Steeling myself for the ultimate gamble

Hedging bets on FG and Labour could result in five years of whining and hand-wringing, writes SARAH CAREY

Hedging bets on FG and Labour could result in five years of whining and hand-wringing, writes SARAH CAREY

WHEN I was single I used to host a poker game on Thursday nights. I played cards liked I played life: safely. I’d never win a lot, but I wouldn’t lose much either.

My more exciting pals put up with my dull performances because I kept the baize clean, the glasses refreshed and made BLTs at 2am. I like to think of it as good government. I created a pleasing environment that allowed the talented to flourish while the losers were comforted with food and drink.

Now that Enda Kenny has enraged the commentariat by performing successfully in the leaders’ debate, I’m allowing myself to consider how he should play his strengthened hand.

READ MORE

In our fragmented political landscape it seems foolish to indulge the prospect of an overall majority. Accustomed as we are to coalition, I can appreciate its merits. The requirement to check with a partner before galloping ahead with a policy introduces caution into the excitable minds of politicians high on power. Anyway, Labour is fighting the good fight – justice for the poor, integrity in governance, fairness for workers. The obvious coalition option seems not just likely, but welcome.

Then I remember the 1980s. The stakes were high and the deals with Labour precious because the phone-tapping, money-grabbing, blatant illegality of Haughey’s Fianna Fáil was the alternative. I recall John Bruton visiting my father in our staunch Fine Gael house during that time. I was just a young teenager but acutely aware of the strain he was under and the pressure to keep Labour onside. Looking back, I think that heavy atmosphere cured me of politics forever.

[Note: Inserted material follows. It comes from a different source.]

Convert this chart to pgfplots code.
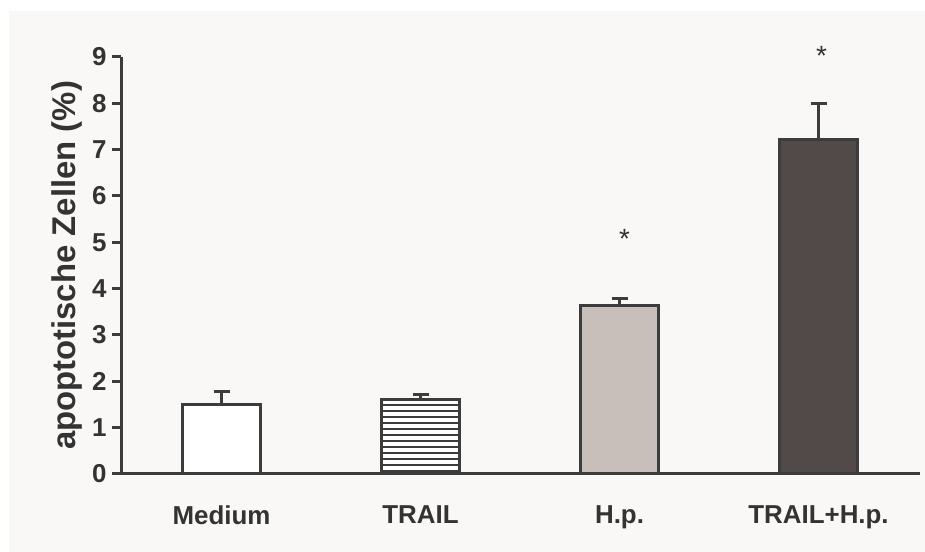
\documentclass[border=0pt]{standalone}
\usepackage{pgfplots}
\pgfplotsset{compat=1.18}
\usepackage{fontspec}
\setmainfont{Liberation Sans}
\usetikzlibrary{patterns}
\pgfdeclarepatternformonly{hlinesix}{\pgfpoint{-1bp}{-1bp}}{\pgfpoint{7bp}{7bp}}{\pgfpoint{6bp}{6bp}}{%
  \pgfsetlinewidth{1.3bp}%
  \pgfpathmoveto{\pgfpoint{-1bp}{3bp}}\pgfpathlineto{\pgfpoint{7bp}{3bp}}\pgfusepath{stroke}}
\definecolor{panel}{HTML}{F9F8F7}
\definecolor{linec}{HTML}{3C3C3C}
\definecolor{txt}{HTML}{333333}
\definecolor{hpfill}{HTML}{C8BFBA}
\definecolor{darkfill}{HTML}{524A49}
\begin{document}
\begin{tikzpicture}[x=1bp,y=1bp]
\useasboundingbox (0,0) rectangle (925,552);
\fill[white] (0,0) rectangle (925,552);
\fill[panel] (9,0) rectangle (925,541);
\begin{axis}[
  at={(121bp,78bp)}, anchor=south west,
  scale only axis, width=799bp, height=417bp,
  xmin=-0.505, xmax=3.51, ymin=0, ymax=9,
  axis x line=bottom, axis y line=left,
  axis line style={line width=3bp, color=linec, -},
  xtick={0,1,2,3},
  xticklabels={Medium,TRAIL,H.p.,TRAIL+H.p.},
  ytick={0,1,...,9},
  xtick style={draw=none},
  ytick style={line width=3bp, color=linec},
  tick align=outside,
  major tick length=9bp,
  /pgf/number format/assume math mode=true,
  tick label style={font=\fontsize{26}{26}\selectfont\bfseries, text=txt},
  xticklabel style={yshift=-19bp},
  yticklabel style={xshift=-2bp},
  ylabel={apoptotische Zellen (\%)},
  ylabel style={font=\fontsize{33}{33}\selectfont\bfseries, text=txt},
  ylabel shift=3bp,
  ybar, bar width=78bp, bar shift=0pt,
  clip=false,
  every axis plot/.append style={draw=linec, line width=3bp},
  error bars/y dir=plus, error bars/y explicit,
  error bars/error bar style={line width=3bp, color=linec},
  error bars/error mark options={rotate=90, mark size=8bp, line width=3bp, color=linec},
]
\addplot[fill=white] coordinates {(0,1.51) +- (0,0.26)};
\addplot[fill=white, postaction={pattern=hlinesix, pattern color=linec}] coordinates {(1,1.60) +- (0,0.11)};
\addplot[fill=hpfill] coordinates {(2,3.64) +- (0,0.15)};
\addplot[fill=darkfill] coordinates {(3,7.21) +- (0,0.78)};
\node[font=\fontsize{28}{28}\selectfont, text=txt] at (axis cs:2.025,5.08) {*};
\node[font=\fontsize{28}{28}\selectfont, text=txt] at (axis cs:3.015,9.03) {*};
\end{axis}
\end{tikzpicture}
\end{document}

The cabinet members of that government all wanted to do the right thing but their different definitions of “right” crushed them. Fine Gael knew bigger cuts had to be made. Labour would never agree. No one could risk an election in case Haughey returned to power. The national debt spiralled and in the end Fine Gael’s support of the Fianna Fáil minority government, with Labour out of the equation, finally lanced the boil.

The moral of the story was that being good did not make for a good government.

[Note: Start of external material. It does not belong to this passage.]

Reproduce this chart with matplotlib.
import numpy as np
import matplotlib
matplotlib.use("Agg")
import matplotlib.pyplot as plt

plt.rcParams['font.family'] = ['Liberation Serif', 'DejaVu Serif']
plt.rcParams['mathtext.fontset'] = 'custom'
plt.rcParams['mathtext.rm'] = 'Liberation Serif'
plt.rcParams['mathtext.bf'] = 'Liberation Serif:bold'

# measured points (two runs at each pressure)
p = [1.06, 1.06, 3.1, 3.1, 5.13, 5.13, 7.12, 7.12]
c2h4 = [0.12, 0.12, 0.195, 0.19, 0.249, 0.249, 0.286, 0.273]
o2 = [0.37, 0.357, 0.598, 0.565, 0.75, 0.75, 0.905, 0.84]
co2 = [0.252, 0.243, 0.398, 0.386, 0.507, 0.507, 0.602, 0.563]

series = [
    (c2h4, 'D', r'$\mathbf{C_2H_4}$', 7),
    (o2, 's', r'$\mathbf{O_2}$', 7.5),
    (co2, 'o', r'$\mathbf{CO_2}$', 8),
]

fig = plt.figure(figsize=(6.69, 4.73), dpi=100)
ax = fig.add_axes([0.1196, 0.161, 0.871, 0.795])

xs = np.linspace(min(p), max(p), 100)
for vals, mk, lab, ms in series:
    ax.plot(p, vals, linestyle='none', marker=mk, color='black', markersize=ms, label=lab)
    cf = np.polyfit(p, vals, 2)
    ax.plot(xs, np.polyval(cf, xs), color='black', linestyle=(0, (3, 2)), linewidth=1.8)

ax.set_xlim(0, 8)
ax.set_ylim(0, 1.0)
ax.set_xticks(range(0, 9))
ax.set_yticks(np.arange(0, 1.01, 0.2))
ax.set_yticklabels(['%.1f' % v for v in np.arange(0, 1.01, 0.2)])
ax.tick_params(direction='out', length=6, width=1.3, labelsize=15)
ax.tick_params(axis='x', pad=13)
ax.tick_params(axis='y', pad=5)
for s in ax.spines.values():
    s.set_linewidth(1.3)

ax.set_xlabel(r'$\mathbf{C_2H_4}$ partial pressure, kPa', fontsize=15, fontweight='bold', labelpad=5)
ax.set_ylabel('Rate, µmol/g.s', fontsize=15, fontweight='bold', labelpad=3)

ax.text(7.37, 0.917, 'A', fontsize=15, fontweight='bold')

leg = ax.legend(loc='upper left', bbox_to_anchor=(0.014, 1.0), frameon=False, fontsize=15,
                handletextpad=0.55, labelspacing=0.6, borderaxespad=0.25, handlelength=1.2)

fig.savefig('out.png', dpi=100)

Now we face the prospect where there might be a choice between Labour and “like-minded Independents”. It’s only a might, but preparing oneself for all eventualities is good government too. If the dice is rolled and there is a choice, what do we need to consider?

Everyone appears to be converging on a consensus that a European-wide solution to the banking crisis has to be on the table, so common ground can be found on banking policy. Ideological positions on other issues; public sector reform, restructuring the tax base and public spending – are what would make or break a coalition.

The conservative in me craves certainty and thus baulks at the Independents. It feels like too many egos to be placated. The trick would be to deploy them productively.

It’s going to take 10 years to reform everything; the Dáil, State appointments, pensions, banking, personal insolvency, competition, local authority funding and tax restructuring. There’s a job for every single member of the next government. If the talent is elected, then directing their energies to the work in hand should help avoid tantrums.

Yet still I’m drawn to the discipline of the party whip system.

A parliamentary party with experience of government knows better how to behave. I’d be delighted to see Ruairí Quinn and Pat Rabbitte back in government while Joan Burton has been asking all the right questions about the banks since the start. The rainbow coalition was an excellent government, so what’s to fear?

Those big issues. Despite the tiny numbers reported by the Revenue Commissioners, Burton keeps insisting that a wealthy class of people exists in sufficient numbers that an easy solution to exchequer funding is just a budget away. There is the stubborn refusal to accept that the Croke Park agreement cannot deliver either the reform or the savings needed.

I worry a Fine Gael-Labour coalition will give us five years of hand-wringing and whining, while the need to compromise will crush every initiative. We can’t do that again. If I thought we’d get Ruarí Quinn’s pragmatism over Gilmore’s kowtowing to Siptu, I wouldn’t be so concerned.

Instead the Jack O’Connor intervention shows that Labour continues to be confused about its support base. I suppose someone thought his remarks might stem a working-class bleed to Labour’s left. Instead they’ll encourage Labour’s middle class soft liberals to the right. As panic sets in the strategists should consider that attacking Fine Gael will simply accelerate the process. They’d be better off using the trade union connection as a carrot rather than a stick – a relationship to be exploited rather than a weapon to be turned on the major party of government.

If the Labour humour doesn’t improve, all they’ll do is remind us that there is nothing worse than a coalition partner afraid to act in tough times. And so one dares to think the unthinkable – the benefits of an overall majority. It might be time to go all-in. But first, a stiff drink.